Write out the material again exactly, please, and omit the pictures.
##############################
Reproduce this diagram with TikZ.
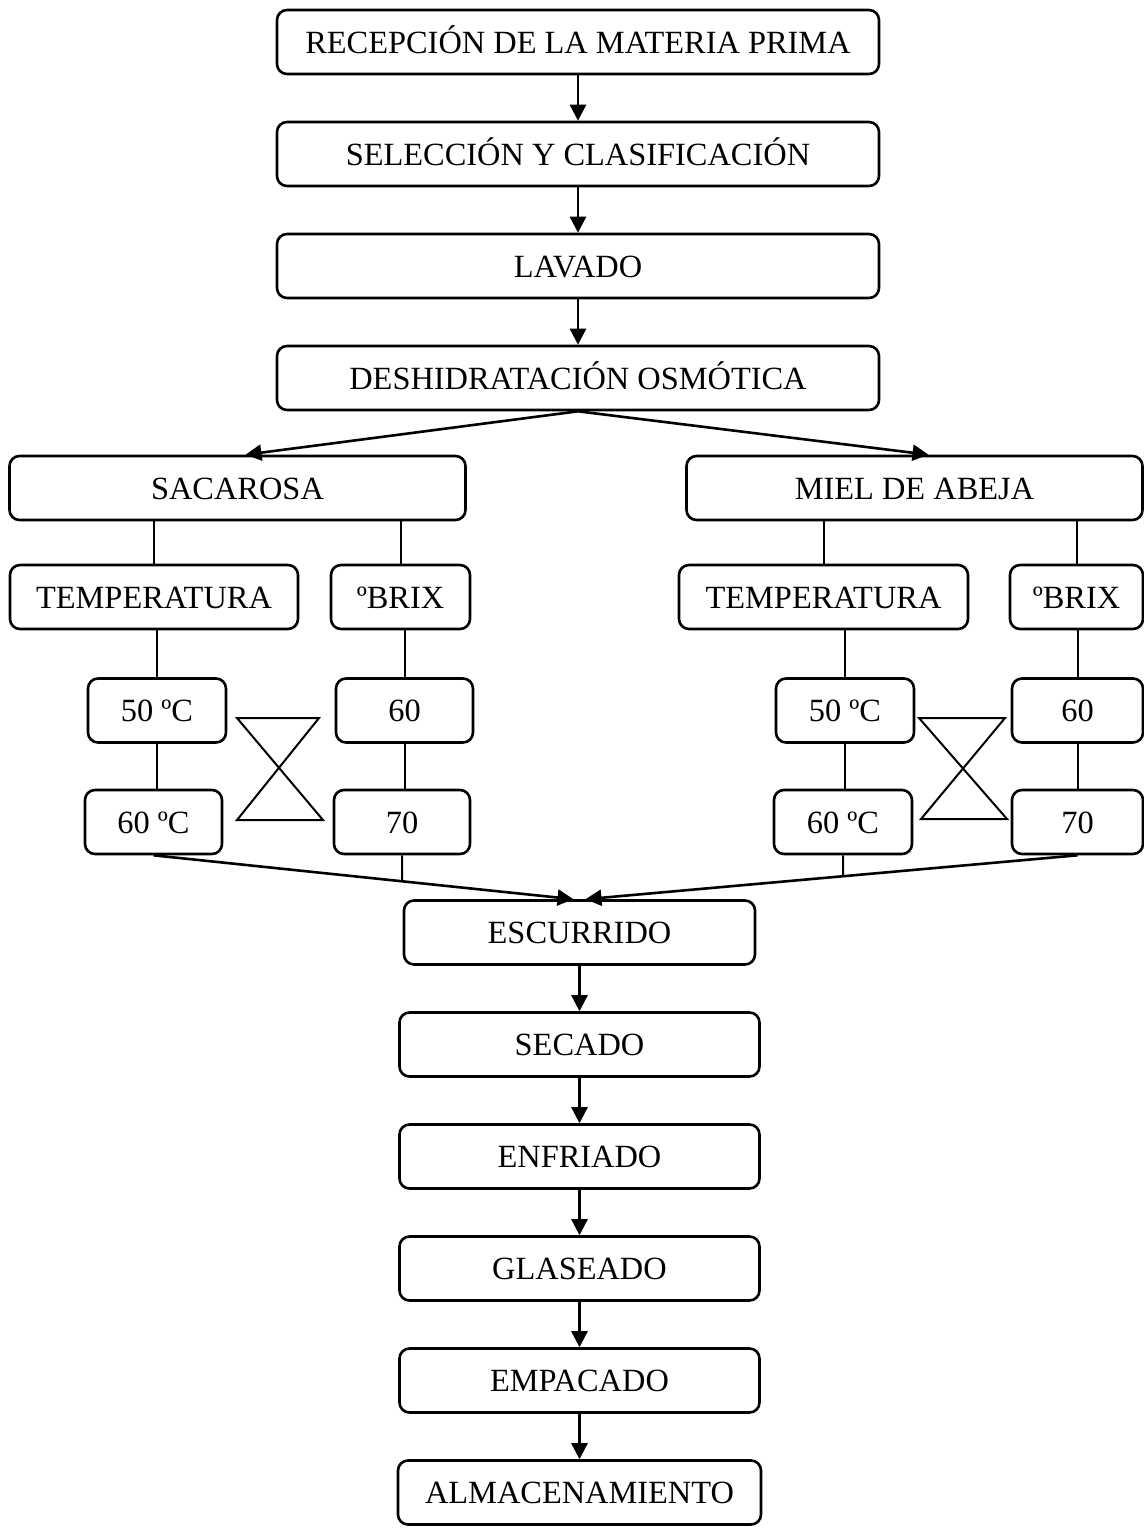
\documentclass[tikz,border=0pt]{standalone}
\usepackage{fontspec}
\setmainfont{Liberation Serif}
\usepackage{tikz}
\usetikzlibrary{
  arrows.meta,
  positioning,
  calc
}
\tikzset{
  stepbox/.style={
    draw, line width=1.3pt, rounded corners=5pt,
    minimum height=32pt, inner sep=2pt, align=center,
    font=\fontsize{16.2}{19}\selectfont, text height=11pt, text depth=0pt
  },
  mainbox/.style={stepbox, minimum width=301pt},
  endbox/.style={stepbox, minimum width=180pt},
  branchbox/.style={stepbox, minimum width=228pt},
  valbox/.style={stepbox, minimum width=#1},
  flow/.style={-{Triangle[length=8pt,width=8pt]}, line width=1.3pt},
  link/.style={line width=1pt},
}

\begin{document}
\begin{tikzpicture}[x=1pt, y=1pt, node distance=22.7pt]

\useasboundingbox (0,0) rectangle (572,-764);

% ── Etapas iniciales ──────────────────────────────────────────────────────────
\node[mainbox] (recep) at (289,-21) {RECEPCIÓN DE LA MATERIA PRIMA};
\node[mainbox, below=of recep]  (selec)  {SELECCIÓN Y CLASIFICACIÓN};
\node[mainbox, below=of selec]  (lavado) {LAVADO};
\node[mainbox, below=of lavado] (deshid) {DESHIDRATACIÓN OSMÓTICA};

% ── Agentes osmóticos ─────────────────────────────────────────────────────────
\node[branchbox] (sacar) at (118.75,-244) {SACAROSA};
\node[branchbox] (miel)  at (457.25,-244) {MIEL DE ABEJA};

% ── Variables: sacarosa ───────────────────────────────────────────────────────
\node[valbox=144pt]  (tempa) at (77,-298.5)     {TEMPERATURA};
\node[valbox=69.5pt] (brixa) at (200.25,-298.5) {ºBRIX};
\node[valbox=69pt]   (t50a)  at (78.5,-355.25)  {50 ºC};
\node[valbox=68.5pt] (b60a)  at (202.25,-355.25){60};
\node[valbox=68.5pt] (t60a)  at (76.75,-411)    {60 ºC};
\node[valbox=68pt]   (b70a)  at (201,-411)      {70};

% ── Variables: miel de abeja ──────────────────────────────────────────────────
\node[valbox=144.5pt] (tempb) at (411.75,-298.5) {TEMPERATURA};
\node[valbox=66.5pt]  (brixb) at (538.25,-298.5) {ºBRIX};
\node[valbox=69pt]    (t50b)  at (422.5,-355.25) {50 ºC};
\node[valbox=65.5pt]  (b60b)  at (538.75,-355.25){60};
\node[valbox=69pt]    (t60b)  at (421.5,-411)    {60 ºC};
\node[valbox=65.5pt]  (b70b)  at (538.75,-411)   {70};

% ── Etapas finales ────────────────────────────────────────────────────────────
\node[valbox=175.5pt] (escur) at (289.75,-466.25) {ESCURRIDO};
\node[endbox, below=of escur]  (secado) {SECADO};
\node[endbox, below=of secado] (enfri)  {ENFRIADO};
\node[endbox, below=of enfri]  (glase)  {GLASEADO};
\node[endbox, below=of glase]  (empac)  {EMPACADO};
\node[endbox, minimum width=181.5pt, below=of empac] (almac) {ALMACENAMIENTO};

% ── Flechas verticales ────────────────────────────────────────────────────────
\foreach \a/\b in {recep/selec, selec/lavado, lavado/deshid,
                   escur/secado, secado/enfri, enfri/glase,
                   glase/empac, empac/almac}
  \draw[flow] (\a.south) -- (\a.south |- \b.north);

% ── Bifurcación ───────────────────────────────────────────────────────────────
\draw[flow] (deshid.south) -- ($(sacar.north)+(4,0)$);
\draw[flow] (deshid.south) -- ($(miel.north)+(7,0)$);

% ── Uniones sacarosa ──────────────────────────────────────────────────────────
\draw[link] (sacar.south -| tempa) -- (tempa.north);
\draw[link] (sacar.south -| brixa) -- (brixa.north);
\draw[link] (tempa.south -| t50a) -- (t50a.north);
\draw[link] (t50a.south) -- (t50a.south |- t60a.north);
\draw[link] (brixa.south -| b60a) -- (b60a.north);
\draw[link] (b60a.south) -- (b60a.south |- b70a.north);

% ── Uniones miel de abeja ─────────────────────────────────────────────────────
\draw[link] (miel.south -| tempb) -- (tempb.north);
\draw[link] (miel.south -| brixb) -- (brixb.north);
\draw[link] (tempb.south -| t50b) -- (t50b.north);
\draw[link] (t50b.south) -- (t50b.south |- t60b.north);
\draw[link] (brixb.south -| b60b) -- (b60b.north);
\draw[link] (b60b.south) -- (b60b.south |- b70b.north);

% ── Combinaciones (reloj de arena) ────────────────────────────────────────────
\draw[link] (118.5,-359) -- (159.5,-359) -- (118.5,-410) -- (161.5,-410) -- cycle;
\draw[link] (459.5,-359) -- (502.5,-359) -- (460.5,-409.5) -- (503.5,-409.5) -- cycle;

% ── Convergencia hacia escurrido ──────────────────────────────────────────────
\coordinate (jl) at ($(escur.north)+(-3,0)$);
\coordinate (jr) at ($(escur.north)+(3,0)$);
\draw[flow] (t60a.south) -- (jl);
\draw[flow] (b70b.south) -- (jr);
\draw[link] (b70a.south) -- (intersection of b70a.south--b70a.north and t60a.south--jl);
\draw[link] (t60b.south) -- (intersection of t60b.south--t60b.north and b70b.south--jr);

\end{tikzpicture}
\end{document}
##############################
Result of the task —
Reproduce this diagram with TikZ.
\documentclass[tikz,border=0pt]{standalone}
\usepackage{fontspec}
\setmainfont{Liberation Serif}
\usepackage{tikz}
\usetikzlibrary{
  arrows.meta,
  positioning,
  calc
}
\tikzset{
  stepbox/.style={
    draw, line width=1.3pt, rounded corners=5pt,
    minimum height=32pt, inner sep=2pt, align=center,
    font=\fontsize{16.2}{19}\selectfont, text height=11pt, text depth=0pt
  },
  mainbox/.style={stepbox, minimum width=301pt},
  endbox/.style={stepbox, minimum width=180pt},
  branchbox/.style={stepbox, minimum width=228pt},
  valbox/.style={stepbox, minimum width=#1},
  flow/.style={-{Triangle[length=8pt,width=8pt]}, line width=1.3pt},
  link/.style={line width=1pt},
}

\begin{document}
\begin{tikzpicture}[x=1pt, y=1pt, node distance=22.7pt]

\useasboundingbox (0,0) rectangle (572,-764);

% ── Etapas iniciales ──────────────────────────────────────────────────────────
\node[mainbox] (recep) at (289,-21) {RECEPCIÓN DE LA MATERIA PRIMA};
\node[mainbox, below=of recep]  (selec)  {SELECCIÓN Y CLASIFICACIÓN};
\node[mainbox, below=of selec]  (lavado) {LAVADO};
\node[mainbox, below=of lavado] (deshid) {DESHIDRATACIÓN OSMÓTICA};

% ── Agentes osmóticos ─────────────────────────────────────────────────────────
\node[branchbox] (sacar) at (118.75,-244) {SACAROSA};
\node[branchbox] (miel)  at (457.25,-244) {MIEL DE ABEJA};

% ── Variables: sacarosa ───────────────────────────────────────────────────────
\node[valbox=144pt]  (tempa) at (77,-298.5)     {TEMPERATURA};
\node[valbox=69.5pt] (brixa) at (200.25,-298.5) {ºBRIX};
\node[valbox=69pt]   (t50a)  at (78.5,-355.25)  {50 ºC};
\node[valbox=68.5pt] (b60a)  at (202.25,-355.25){60};
\node[valbox=68.5pt] (t60a)  at (76.75,-411)    {60 ºC};
\node[valbox=68pt]   (b70a)  at (201,-411)      {70};

% ── Variables: miel de abeja ──────────────────────────────────────────────────
\node[valbox=144.5pt] (tempb) at (411.75,-298.5) {TEMPERATURA};
\node[valbox=66.5pt]  (brixb) at (538.25,-298.5) {ºBRIX};
\node[valbox=69pt]    (t50b)  at (422.5,-355.25) {50 ºC};
\node[valbox=65.5pt]  (b60b)  at (538.75,-355.25){60};
\node[valbox=69pt]    (t60b)  at (421.5,-411)    {60 ºC};
\node[valbox=65.5pt]  (b70b)  at (538.75,-411)   {70};

% ── Etapas finales ────────────────────────────────────────────────────────────
\node[valbox=175.5pt] (escur) at (289.75,-466.25) {ESCURRIDO};
\node[endbox, below=of escur]  (secado) {SECADO};
\node[endbox, below=of secado] (enfri)  {ENFRIADO};
\node[endbox, below=of enfri]  (glase)  {GLASEADO};
\node[endbox, below=of glase]  (empac)  {EMPACADO};
\node[endbox, minimum width=181.5pt, below=of empac] (almac) {ALMACENAMIENTO};

% ── Flechas verticales ────────────────────────────────────────────────────────
\foreach \a/\b in {recep/selec, selec/lavado, lavado/deshid,
                   escur/secado, secado/enfri, enfri/glase,
                   glase/empac, empac/almac}
  \draw[flow] (\a.south) -- (\a.south |- \b.north);

% ── Bifurcación ───────────────────────────────────────────────────────────────
\draw[flow] (deshid.south) -- ($(sacar.north)+(4,0)$);
\draw[flow] (deshid.south) -- ($(miel.north)+(7,0)$);

% ── Uniones sacarosa ──────────────────────────────────────────────────────────
\draw[link] (sacar.south -| tempa) -- (tempa.north);
\draw[link] (sacar.south -| brixa) -- (brixa.north);
\draw[link] (tempa.south -| t50a) -- (t50a.north);
\draw[link] (t50a.south) -- (t50a.south |- t60a.north);
\draw[link] (brixa.south -| b60a) -- (b60a.north);
\draw[link] (b60a.south) -- (b60a.south |- b70a.north);

% ── Uniones miel de abeja ─────────────────────────────────────────────────────
\draw[link] (miel.south -| tempb) -- (tempb.north);
\draw[link] (miel.south -| brixb) -- (brixb.north);
\draw[link] (tempb.south -| t50b) -- (t50b.north);
\draw[link] (t50b.south) -- (t50b.south |- t60b.north);
\draw[link] (brixb.south -| b60b) -- (b60b.north);
\draw[link] (b60b.south) -- (b60b.south |- b70b.north);

% ── Combinaciones (reloj de arena) ────────────────────────────────────────────
\draw[link] (118.5,-359) -- (159.5,-359) -- (118.5,-410) -- (161.5,-410) -- cycle;
\draw[link] (459.5,-359) -- (502.5,-359) -- (460.5,-409.5) -- (503.5,-409.5) -- cycle;

% ── Convergencia hacia escurrido ──────────────────────────────────────────────
\coordinate (jl) at ($(escur.north)+(-3,0)$);
\coordinate (jr) at ($(escur.north)+(3,0)$);
\draw[flow] (t60a.south) -- (jl);
\draw[flow] (b70b.south) -- (jr);
\draw[link] (b70a.south) -- (intersection of b70a.south--b70a.north and t60a.south--jl);
\draw[link] (t60b.south) -- (intersection of t60b.south--t60b.north and b70b.south--jr);

\end{tikzpicture}
\end{document}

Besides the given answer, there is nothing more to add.